For calibration, there are a couple of issues going on.
One, as mentioned, is linearity. The cell merely generates a voltage based on a galvanic reaction when exposed to O2. More O2 = more voltage. In a healthy cell, the response is mostly linear, but not perfectly. The analyzer is assuming linearity. So, even if you calibrate perfectly on air, you may be off a little at 100% O2 or vice versa. Frankly, with good cells, this has not been much of an issue for me. When I calibrate on 100% O2, I'm very, close when I check against a known 21% gas.
The other issue is just to understand the nature of what the analyzer is doing. The analyzer is just doing math. When you calibrate, the sensor locks in the relationship between the mV it is reading from the cell and whatever O2 percentage you've told it you are using for calibration: e.g., the analyzer might calibrate by "locking in" the relationship that "12.5 mV = 21% O2". After that, the analyzer just does multiplication based on that ratio to convert mV to an O2% when you test gases: if 100% O2 generates 60 mV on calibration, then when you test a gas and the cell puts out 30 mV, the analyzer will report that as EAN50.
Thus the desirability of calibrating on 100% O2 when you have that ability. Any error in an air calibration -- failure to adjust for humidity, altitude, gas flow, etc. or just the fact that cells have some inherent error range -- is going to be multiplied by almost 5 when you analyze 100% O2. If you're off by 1% on air, you'll be off by about 5% on 100% O2.
Conversely, if you calibrate on 100% O2, any errors will be smaller when you analyzing gases with less O2 (about 0.2% on air, leaving aside the inherent small +/- error in cells).

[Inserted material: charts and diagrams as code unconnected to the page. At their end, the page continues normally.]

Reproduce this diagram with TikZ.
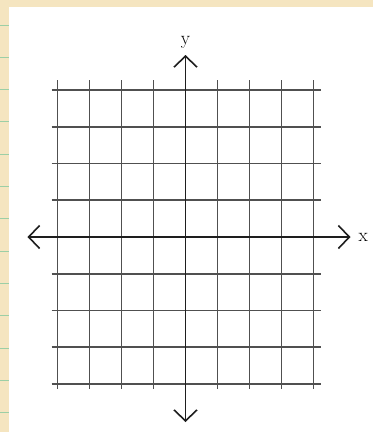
\documentclass[tikz,border=0pt]{standalone}
\usepackage{tikz}
\usetikzlibrary{arrows.meta, positioning}

\definecolor{cpaper}{HTML}{F5E5C0}   % beige page
\definecolor{crule}{HTML}{9CCFA6}    % margin rules
\definecolor{cgrid}{HTML}{505050}    % grid lines
\definecolor{caxis}{HTML}{1E1E1E}    % axes

\begin{document}
\begin{tikzpicture}[
    x=1pt, y=-1pt,
    >={Straight Barb[length=11pt, width=23pt]},
    gridline/.style={draw=cgrid, line width=1.7pt},
    axis/.style={->, draw=caxis, line width=1.6pt},
    lbl/.style={font=\fontsize{19}{21}\selectfont, inner sep=1pt},
]
% ---- Page: beige sheet, white panel, margin rules ----
\fill[cpaper] (0,0) rectangle (372,432);
\fill[white] (9,7) rectangle (372,432);
\foreach \k in {0,...,12}
    \draw[crule, line width=1pt] (0,{25+32.3*\k}) -- (9,{25+32.3*\k});
\useasboundingbox (0,0) rectangle (372,432);

% ---- Grid: 8 columns, 8 rows around the origin ----
\foreach \k in {-4,...,-1,1,2,3,4}
    \draw[gridline] ({185+32*\k},80) -- ({185+32*\k},389);
\foreach \k in {-4,...,-1,1,2,3,4}
    \draw[gridline] (51,{237+36.7*\k}) -- (320,{237+36.7*\k});

% ---- Axes ----
\coordinate (O) at (185,237);
\coordinate (xl) at (27,237);
\coordinate (xr) at (350,237);
\coordinate (yt) at (185,55);
\coordinate (yb) at (185,422);
\draw[axis] (O) -- (xl);
\draw[axis] (O) -- (xr);
\draw[axis] (O) -- (yt);
\draw[axis] (O) -- (yb);

\node[lbl, right=7pt of xr] (xlab) {x};
\node[lbl, above=5pt of yt] (ylab) {y};
\end{tikzpicture}
\end{document}
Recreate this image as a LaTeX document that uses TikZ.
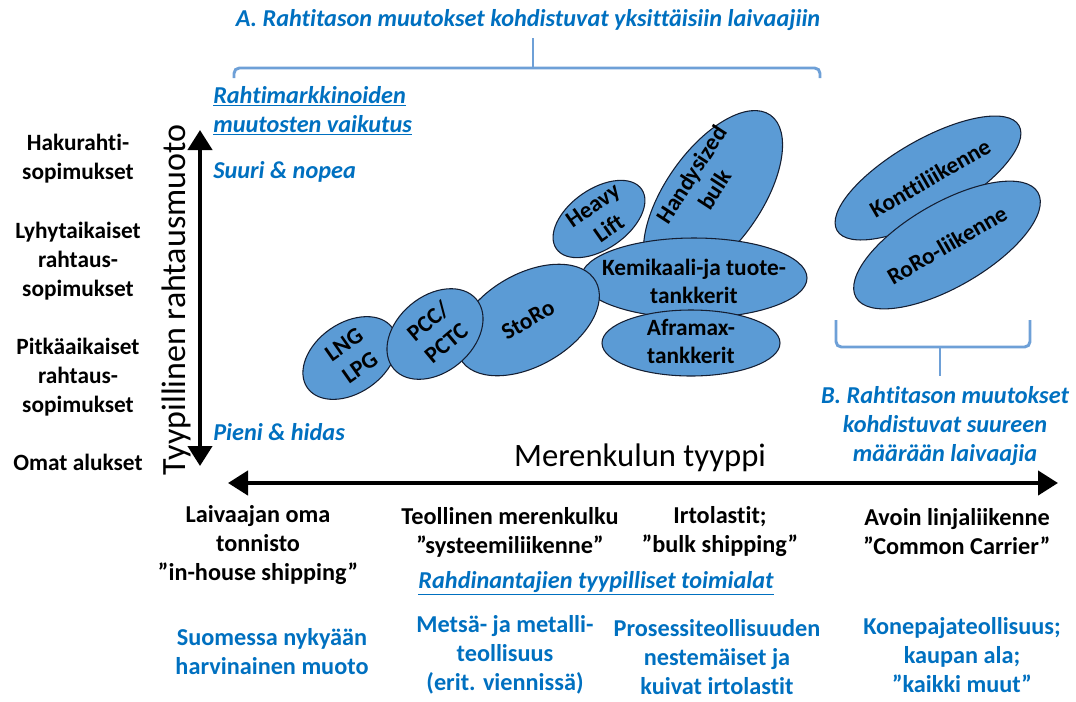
\documentclass[tikz,border=0pt]{standalone}
\usepackage{fontspec}
\setmainfont[Ligatures=NoCommon]{Carlito}
\usetikzlibrary{shapes.geometric,arrows.meta}
\definecolor{txtblue}{RGB}{0,112,192}
\definecolor{brkblue}{RGB}{110,160,215}
\definecolor{ellfill}{RGB}{91,155,213}
\definecolor{ellline}{RGB}{20,30,50}
\tikzset{
  lab/.style={font=\bfseries\fontsize{17.5}{21.75}\selectfont, align=center, inner sep=0pt},
  botlab/.style={font=\bfseries\fontsize{18.2}{21.75}\selectfont, align=center, inner sep=0pt},
  bluelab/.style={botlab, text=txtblue},
  blueit/.style={font=\bfseries\itshape\fontsize{18.2}{21.75}\selectfont, text=txtblue, inner sep=0pt},
  ell/.style={ellipse, draw=ellline, line width=0.8pt, fill=ellfill, inner sep=0pt},
  etxt/.style={font=\bfseries\fontsize{17.5}{21}\selectfont, align=center, inner sep=0pt},
  axis/.style={line width=3.2pt, {Triangle[width=18pt,length=15pt]}-{Triangle[width=18pt,length=15pt]}},
  brk/.style={draw=brkblue, line width=2.2pt, rounded corners=4pt},
}
\begin{document}
\begin{tikzpicture}[x=0.75pt,y=-0.75pt]
\useasboundingbox (0,0) rectangle (1076,701);

% Title and bracket A
\node[blueit] (titleA) at (528,20) {A. Rahtitason muutokset kohdistuvat yksittäisiin laivaajiin};
\draw[brk] (234,78) -- (234,68) -- (820,68) -- (820,78);
\coordinate (brkAtop) at (533,38);
\coordinate (brkAmid) at (533,68);
\draw[brk] (brkAmid) -- (brkAtop);

% Left labels
\node[lab] (hak) at (78,159) {Hakurahti-\\sopimukset};
\node[lab] (lyh) at (78,261) {Lyhytaikaiset\\rahtaus-\\sopimukset};
\node[lab] (pit) at (78,377) {Pitkäaikaiset\\rahtaus-\\sopimukset};
\node[lab] (oma) at (78,462) {Omat alukset};

% Vertical axis
\coordinate (vtop) at (200,130);
\coordinate (vbot) at (200,466);
\draw[axis] (vbot) -- (vtop);
\node[font=\fontsize{25.5}{28}\selectfont, rotate=90, inner sep=0pt] (ylab) at (176,300) {Tyypillinen rahtausmuoto};

\node[blueit, anchor=west, align=left] (rmv) at (213,111) {\underline{Rahtimarkkinoiden}\\\underline{muutosten vaikutus}};
\node[blueit, anchor=west] (suuri) at (213,172) {Suuri \& nopea};
\node[blueit, anchor=west] (pieni) at (213,432) {Pieni \& hidas};

% Ellipses
\node[ell, minimum width=150pt, minimum height=72pt, rotate=55] (handy) at (713,197) {};
\node[etxt, rotate=57] at (703,182) {Handysized\\bulk};
\node[ell, minimum width=169.5pt, minimum height=60pt] (kemi) at (694,278) {};
\node[etxt] at (694,281) {Kemikaali-ja tuote-\\tankkerit};
\node[ell, minimum width=117pt, minimum height=69pt, rotate=30] (storo) at (528,320) {};
\node[etxt, rotate=30] at (528,320) {StoRo};
\node[ell, minimum width=133.5pt, minimum height=49.5pt] (afra) at (691,343) {};
\node[etxt] at (691,341) {Aframax-\\tankkerit};
\node[ell, minimum width=78pt, minimum height=45pt, rotate=35] (heavy) at (599,219) {};
\node[etxt, rotate=35] at (601,217) {Heavy\\Lift};
\node[ell, minimum width=78pt, minimum height=52.5pt, rotate=35] (lng) at (350,358) {};
\node[etxt, rotate=35] at (352,356) {LNG\\LPG};
\node[ell, minimum width=81pt, minimum height=57pt, rotate=40] (pcc) at (435,334) {};
\node[etxt, rotate=40] at (437,332) {PCC/\\PCTC};
\node[ell, minimum width=157.5pt, minimum height=57pt, rotate=30] (kontti) at (928,178) {};
\node[etxt, rotate=30] at (930,178) {Konttiliikenne};
\node[ell, minimum width=157.5pt, minimum height=63pt, rotate=30] (roro) at (947,245) {};
\node[etxt, rotate=30] at (947,245) {RoRo-liikenne};

% Bracket B
\draw[brk] (836,320) -- (836,347) -- (1030,347) -- (1030,320);
\coordinate (brkBmid) at (940,347);
\coordinate (brkBbot) at (940,376);
\draw[brk] (brkBmid) -- (brkBbot);
\node[blueit, align=center] (labB) at (945,426) {B. Rahtitason muutokset\\kohdistuvat suureen\\määrään laivaajia};

% Horizontal axis
\node[font=\fontsize{24.5}{28}\selectfont, inner sep=0pt] (xlab) at (640,458) {Merenkulun tyyppi};
\coordinate (hleft) at (228,483);
\coordinate (hright) at (1058,483);
\draw[axis] (hleft) -- (hright);

% Bottom labels
\node[botlab] (b1) at (258,545) {Laivaajan oma\\tonnisto\\”in-house shipping”};
\node[botlab] (b2) at (510,532) {Teollinen merenkulku\\”systeemiliikenne”};
\node[botlab] (b3) at (720,532) {Irtolastit;\\”bulk shipping”};
\node[botlab] (b4) at (957,532) {Avoin linjaliikenne\\”Common Carrier”};

\node[blueit] (rtt) at (596,583) {\underline{Rahdinantajien tyypilliset toimialat}};

\node[bluelab] (c1) at (272,652) {Suomessa nykyään\\harvinainen muoto};
\node[bluelab] (c2) at (505,655) {Metsä- ja metalli-\\teollisuus\\(erit. viennissä)};
\node[bluelab] (c3) at (717,657) {Prosessiteollisuuden\\nestemäiset ja\\kuivat irtolastit};
\node[bluelab] (c4) at (962,655) {Konepajateollisuus;\\kaupan ala;\\”kaikki muut”};
\end{tikzpicture}
\end{document}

For recreational stuff, it's not that significant, but this is why for high O2 mixes, you are better off calibrating off 100% O2. It doesn't solve for linearity, but it is much better than calibrating on air and then trying to measure really rich mixes with accuracy.
Better analyzers allow two or three point calibrations and then the analyzer can correct for cell linearity, which is obviously even better.
87% is grossly off. Either the cell in the analyzer is current limited, the calibration was horrible, or you've got something other than 100% O2. No way I'd dive that cylinder until it is resolved.